> _Exercise_
Exactly as written, write out the lines below from the first to the one containing "import numpy as np", inclusive. Pictures do not belong in the copy.

[Start]

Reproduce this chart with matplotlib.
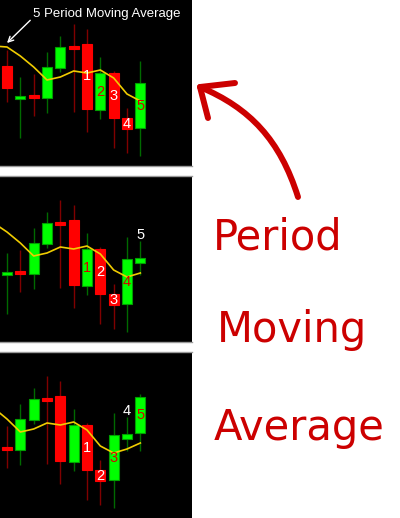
import matplotlib
matplotlib.use("Agg")
import matplotlib.pyplot as plt
from matplotlib.path import Path
from matplotlib.patches import PathPatch
import numpy as np

# ---- data (13 candles; each panel shows 11 of them, shifted by one) ----
opens  = [134, 101, 105, 102, 132, 154, 156,  90, 127,  82,  72, 113, 119]
closes = [112, 104, 102, 133, 153, 151,  91, 127,  82,  71, 117, 118, 155]
highs  = [150, 123, 126, 148, 164, 176, 171, 143, 129,  92, 139, 135, 158]
lows   = [ 98,  62,  84,  87, 128,  88,  68,  81,  52,  47,  44, 101, 101]
# 5-period moving average, from the candle before the first one
ma_values = [154, 153, 144, 133, 120, 123, 129, 127, 130, 122, 106, 99, 103, 109]
panel_starts = [0, 1, 2]
count_labels = ["1", "2", "3", "4", "5"]
side_words = ["Period", "Moving", "Average"]
title_text = "5 Period Moving Average"

W, H = 400, 518
fig = plt.figure(figsize=(W / 100, H / 100), dpi=100)
fig.patch.set_facecolor("white")

GREEN = "#00ff00"
GREEN_EDGE = "#00a000"
GREEN_WICK = "#006a00"
RED = "#ff0000"
RED_WICK = "#800000"
MA_COLOR = "#f0cc00"
LABEL_RED = "#d40000"

panel_h = 166
pitch = 176
for p, start in enumerate(panel_starts):
    top = p * pitch
    ax = fig.add_axes([0, 1 - (top + panel_h) / H, 192 / W, panel_h / H])
    ax.set_facecolor("black")
    idx = list(range(start, start + 11))
    for k, i in enumerate(idx):
        o, c, h, l = opens[i], closes[i], highs[i], lows[i]
        up = c >= o
        ax.vlines(k, l, h, color=GREEN_WICK if up else RED_WICK, lw=1.0, zorder=1)
        ax.bar(k, abs(c - o), bottom=min(o, c), width=0.76,
               color=GREEN if up else RED,
               edgecolor=GREEN_EDGE if up else RED, lw=0.8, zorder=2)
    ma_x = np.arange(-1, 11)
    ma_y = ma_values[start:start + 12]
    ax.plot(ma_x, ma_y, color=MA_COLOR, lw=1.2, zorder=3)
    # count labels on the last five candles
    for n, i in enumerate(idx[-5:]):
        k = 6 + n
        o, c, h = opens[i], closes[i], highs[i]
        up = c >= o
        if abs(c - o) < 8:
            y = h + 6
            col = "white"
        else:
            y = (o + c) / 2
            col = LABEL_RED if up else "white"
        ax.text(k, y, count_labels[n], color=col, ha="center", va="center",
                fontsize=10.5, family="Liberation Sans", zorder=4)
    ax.set_xlim(-0.525, 13.875)
    ax.set_ylim(200 - panel_h, 200)
    ax.set_xticks([])
    ax.set_yticks([])
    for s in ("left", "right"):
        ax.spines[s].set_visible(False)
    for s in ("top", "bottom"):
        ax.spines[s].set_color("#9a9a9a")
        ax.spines[s].set_linewidth(1.0)
    if p == 0:
        ax.spines["top"].set_visible(False)
        ax.annotate(title_text, xy=(7 / 192, 1 - 43 / 166), xycoords="axes fraction",
                    xytext=(33 / 192, 1 - 14 / 166), textcoords="axes fraction",
                    color="white", fontsize=9.5, family="Liberation Sans",
                    ha="left", va="center",
                    arrowprops=dict(arrowstyle="->", color="white", lw=1.0,
                                    relpos=(0, 0.2), shrinkA=0, shrinkB=0))
    if p == len(panel_starts) - 1:
        ax.spines["bottom"].set_visible(False)

# ---- overlay for the handwritten annotation ----
ov = fig.add_axes([0, 0, 1, 1], zorder=10)
ov.set_xlim(0, W)
ov.set_ylim(H, 0)
ov.axis("off")
ov.patch.set_alpha(0)

verts = [(298, 197), (280, 140), (250, 108), (200, 87)]
codes = [Path.MOVETO, Path.CURVE4, Path.CURVE4, Path.CURVE4]
ov.add_patch(PathPatch(Path(verts, codes), fill=False, edgecolor="#cc0000",
                       lw=4.3, capstyle="round", joinstyle="round"))
ov.plot([235, 200, 208], [83, 87, 118], color="#cc0000", lw=4.3,
        solid_capstyle="round", solid_joinstyle="round")

for word, (x, y) in zip(side_words, [(213, 249), (217, 342), (214, 440)]):
    ov.text(x, y, word, color="#cc0000", fontsize=30, family="DejaVu Sans",
            ha="left", va="baseline")

fig.savefig("out.png", dpi=100, facecolor="white")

[End]

> _Reply_
Reproduce this chart with matplotlib.
import matplotlib
matplotlib.use("Agg")
import matplotlib.pyplot as plt
from matplotlib.path import Path
from matplotlib.patches import PathPatch
import numpy as np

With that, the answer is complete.